The safety recommendation calls for all 50 states and the District of Columbia to ban the non-emergency use of portable electronic devices (PEDs) other than those designed to support driving, such as GPS navigational devices, for all drivers. The recommendation also urges high-level enforcement and public-relations campaigns to raise awareness of the new law and heightened enforcement among the public.
“According to NHTSA, more than 3,000 people lost their lives last year in distraction-related accidents“, said Chairman Deborah A.P. Hersman. “It is time for all of us to stand up for safety by turning off electronic devices when driving.”
“No call, no text, no update, is worth a human life.”
On August 5, 2010, on a section of Interstate 44 in Gray Summit, Missouri, a pickup truck ran into the back of a truck-tractor that had slowed due to an active construction zone. The pickup truck, in turn, was struck from behind by a school bus. That school bus was then hit by a second school bus. Two people died and 38 others were injured in the crash.
The NTSB’s investigation found that the pickup driver sent and received 11 text messages in the 11 minutes preceding the accident. The last text was received moments before the pickup struck the truck-tractor.
The Missouri crash is the most recent distracted-driving crash the NTSB has investigated. According to the NTSB, the very first investigation involving distraction from a wireless electronic device occurred in 2002, when a novice driver, distracted by a conversation on her cell phone, veered off the roadway in Largo, Maryland, crossed the median, flipped the car over, and killed five people.
The NTSB has since witnessed distracted-driving related death and injury not just on the nation’s highways but across all modes of transportation. Some other examples the NTSB cites for its recommendation:
- In 2004, an experienced bus driver, distracted on his hands-free cell phone, failed to move to the center lane and struck the underside of an arched stone bridge on the George Washington Parkway in Alexandria, Virginia. Eleven of the 27 high school students were injured.

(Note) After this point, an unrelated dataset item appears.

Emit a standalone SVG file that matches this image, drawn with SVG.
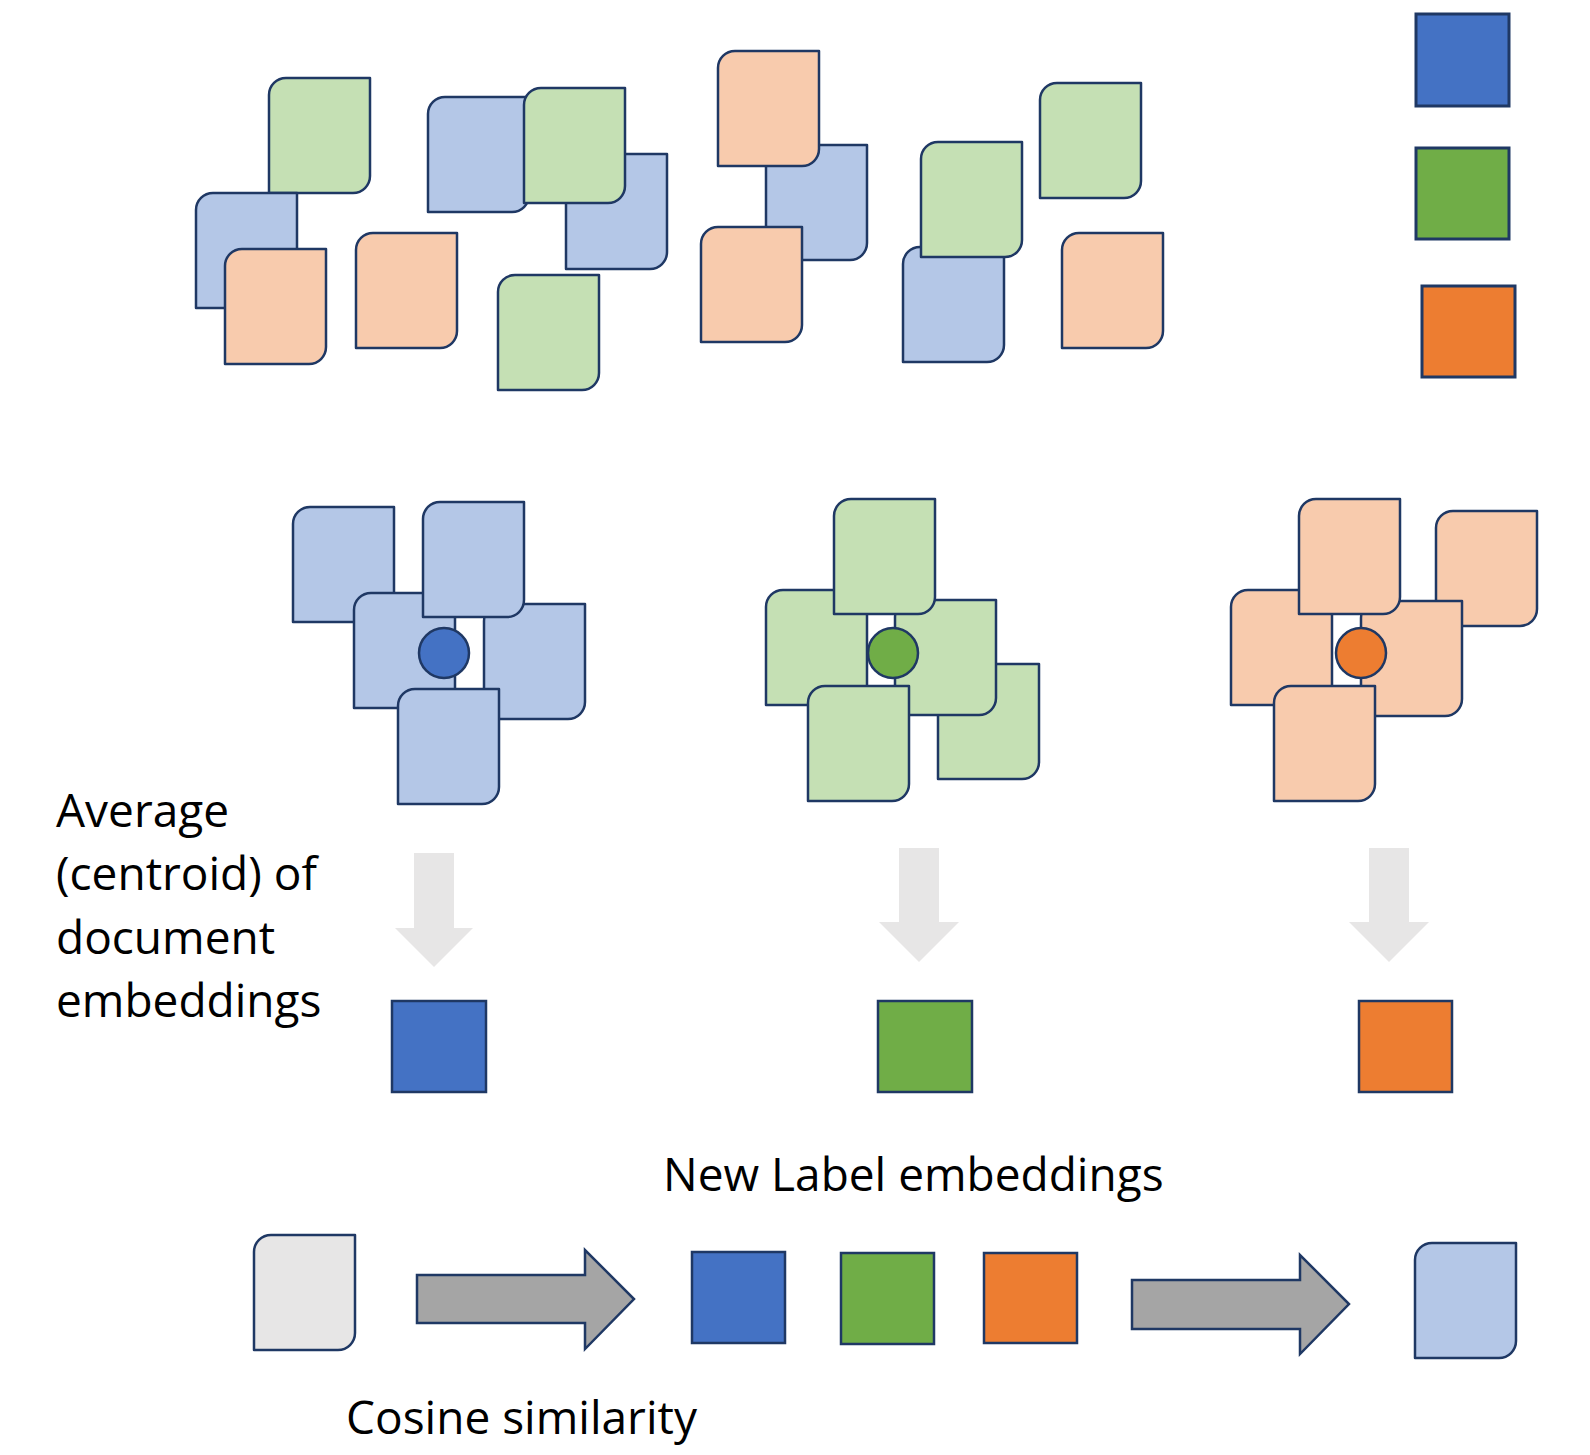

- In 2008, a commuter train collided with a freight train in Chatsworth, California, after the commuter train engineer, who had a history of using his cell phone for personal communications while on duty, ran a red signal while texting. Twenty-five people were killed and dozens more injured.
- In 2009, two airline pilots were out of radio communication with air traffic control for more than an hour because they were distracted by their personal laptops. They over-flew their destination by more than 100 miles, only realizing their error when a flight attendant inquired about preparing for arrival.
- In Philadelphia in 2010, a barge being towed by a tugboat ran over an amphibious “duck” boat in the Delaware River, killing two Hungarian tourists. The tugboat mate failed to maintain a proper lookout due to repeated use of a cell-phone and laptop computer.
- In 2010, near Munfordville, Kentucky, a truck-tractor in combination with a 53-foot-long trailer, left its lane, crossed the median and collided with a 15-passenger van. The truck driver failed to maintain control of his vehicle because he was distracted by use of his cell-phone. Eleven people were killed in that crash.
The NTSB also cites a study of commercial drivers conducted by the Virginia Tech Transportation Institute, which found that drivers who texted, emailed, or accessed the Internet behind the wheel were 163 times more likely to experience “safety critical” events that could lead to a crash.
A survey of more than 6,000 drivers conducted by the National Highway Traffic Safety Administration found that 2 out of 10 American drivers in general and 5 out 10 drivers between the ages of 21 and 24 have emailed, texted, or thumbed through messages while driving. Moreover, the survey found that many drivers don’t feel it’s dangerous when they are the ones doing it, only when other drivers do.